Fitch: Hurricane Patricia Unlikely to Impact Insurance Industry Ratings
The federal government estimated around 3,500 houses damaged and the same number of agricultural hectares, which represent approximately 2% of total housing (of the population that participated in last census) in the area and less than 1% of planted area in affected states. According to the National Water Commission, Patricia first hit Bahias de Tenacatita, Cuestecomate, and Navidad, towns of Jalisco state, the storm produced 305 km/hr. maximum sustained wind speeds, gusts up to 380 km/hr and headed north-northwest at 22 km/hr.
Several forms of coverage will be most affected, including fire, flood, agriculture, marine, motor, and disruption in economic activity, which is one of the most difficult coverages for which to evaluate the extent of the losses. Many industries, including hotels, restaurants and gas stations, have halted their activities, and ultimate insured losses will depend, in part, on the speed with which businesses can resume normal business. Several large private or government accounts are reported to be affected as well. However, these are mainly written under 100% facultative reinsurance covers, or protected trough multi-layered catastrophe reinsurance.

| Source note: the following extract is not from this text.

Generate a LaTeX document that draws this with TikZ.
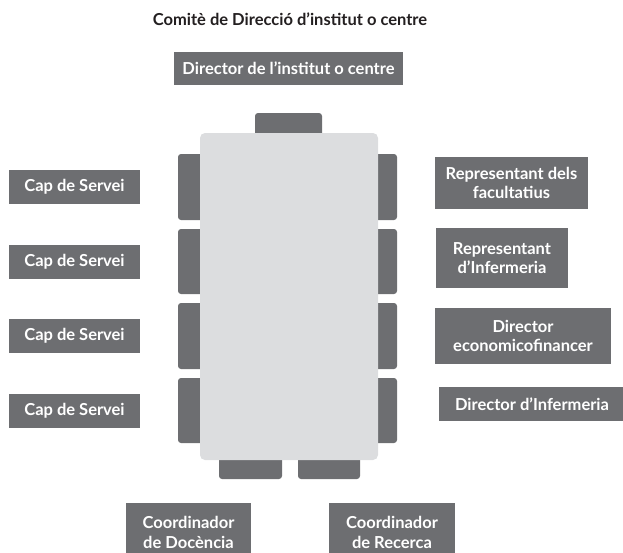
\documentclass[tikz,border=0pt]{standalone}
\usepackage{fontspec}
\setmainfont{Lato}
\usepackage{tikz}
\usetikzlibrary{positioning}
\definecolor{seatgray}{HTML}{6D6E71}
\definecolor{tablegray}{HTML}{DCDDDF}
\definecolor{titletext}{HTML}{231F20}

\begin{document}
\begin{tikzpicture}[x=1pt, y=-1pt,
    member/.style={rectangle, fill=seatgray, text=white, inner sep=0pt, align=center, font=\fontsize{16.5}{19.5}\selectfont\bfseries},
    seat/.style={rectangle, fill=seatgray, rounded corners=3pt, inner sep=0pt},
    board/.style={rectangle, fill=tablegray, rounded corners=5pt, inner sep=0pt}
]
    \useasboundingbox (0,0) rectangle (623,552);

    \node[font=\fontsize{16.5}{19}\selectfont\bfseries, text=titletext] (titol) at (290,19) {Comitè de Direcció d’institut o centre};

    % Seats
    \node[seat, minimum width=67, minimum height=32] (seatT) at (288.5,129) {};
    \node[seat, minimum width=32, minimum height=66] (seatL1) at (194,187) {};
    \node[seat, minimum width=32, minimum height=65] (seatL2) at (194,261.5) {};
    \node[seat, minimum width=32, minimum height=66] (seatL3) at (194,336) {};
    \node[seat, minimum width=32, minimum height=65] (seatL4) at (194,410.5) {};
    \node[seat, minimum width=30, minimum height=66] (seatR1) at (382,187) {};
    \node[seat, minimum width=30, minimum height=65] (seatR2) at (382,261.5) {};
    \node[seat, minimum width=30, minimum height=66] (seatR3) at (382,336) {};
    \node[seat, minimum width=30, minimum height=65] (seatR4) at (382,410.5) {};
    \node[seat, minimum width=63, minimum height=29] (seatB1) at (250.5,464.5) {};
    \node[seat, minimum width=62, minimum height=29] (seatB2) at (329,464.5) {};

    \node[board, minimum width=178, minimum height=327] (taula) at (289,296.5) {};

    % Members
    \node[member, minimum width=229, minimum height=33] (director) at (288.5,68.5) {Director de l’institut o centre};
    \node[member, minimum width=131, minimum height=34] (cap1) at (74.5,187) {Cap de Servei};
    \node[member, minimum width=131, minimum height=34] (cap2) at (74.5,262) {Cap de Servei};
    \node[member, minimum width=131, minimum height=34] (cap3) at (74.5,336) {Cap de Servei};
    \node[member, minimum width=131, minimum height=34] (cap4) at (74.5,411) {Cap de Servei};
    \node[member, minimum width=153, minimum height=52] (repFac) at (511.5,183) {Representant dels\\facultatius};
    \node[member, minimum width=132, minimum height=60] (repInf) at (502,258) {Representant\\d’Infermeria};
    \node[member, minimum width=176, minimum height=56] (dirEco) at (523,336) {Director\\economicofinancer};
    \node[member, minimum width=186, minimum height=34] (dirInf) at (532,404) {Director d’Infermeria};
    \node[member, minimum width=125, minimum height=59] (coordDoc) at (188.5,532.5) {Coordinador\\de Docència};
    \node[member, minimum width=126, minimum height=59] (coordRec) at (392,532.5) {Coordinador\\de Recerca};
\end{tikzpicture}
\end{document}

Hurricane Patricia, when it hit the Mexican coast, was classified as category 5, the maximum on the Saffir-Simpson scale. Even though this natural event degraded as it passed over mountain areas it caused catastrophic damage to buildings, housing, agriculture and livestock. Nonetheless, Fitch believes that insured losses will be lower than the economic losses due to the following mitigating factors: 1) the area affected by the hurricane and the country, in general, has a low insurance penetration; 2) most of the claims are expected to be protected by reinsurance purchased following risk analyses using sophisticated catastrophe models; 3) the insurance industry has accumulated an ample amount of catastrophic reserves, and is also covered by the current Catastrophic Fund System backed by the Mexican regulator, to which insurers are required to contribute; and 4) the insurance sector is well capitalized and able to absorb losses of large magnitude, even when catastrophic reserves are not incorporated by the Mexican regulator in their capital calculations.
Insurance penetration in Mexico is only 2.1% of GDP, one of the lower rates in Latin America, and it is estimated that only 5% of Mexican homes are protected by some kind of property and casualty insurance.
The current regulatory framework in Mexico follows a conservative approach toward catastrophic risk and reinsurance protection. Based on information gathered by Fitch from various local insurers, the typical probable maximum loss from catastrophic events would average less than 3% of the equity capital for many companies. In addition, due to stringent regulations, insurance companies in Mexico have accumulated a substantial amount in Catastrophic Reserves for natural disasters totaling USD2.3 billion, or 41% of industry's total equity.
Ultimately, while not considered a threat to the industry as a whole, Fitch expects some companies to be more affected than others; depending on their business specialization and/or concentration. Fitch will continue to analyze information as it becomes available, and will provide additional comments if its views change for either the markets as a whole or for any individual company.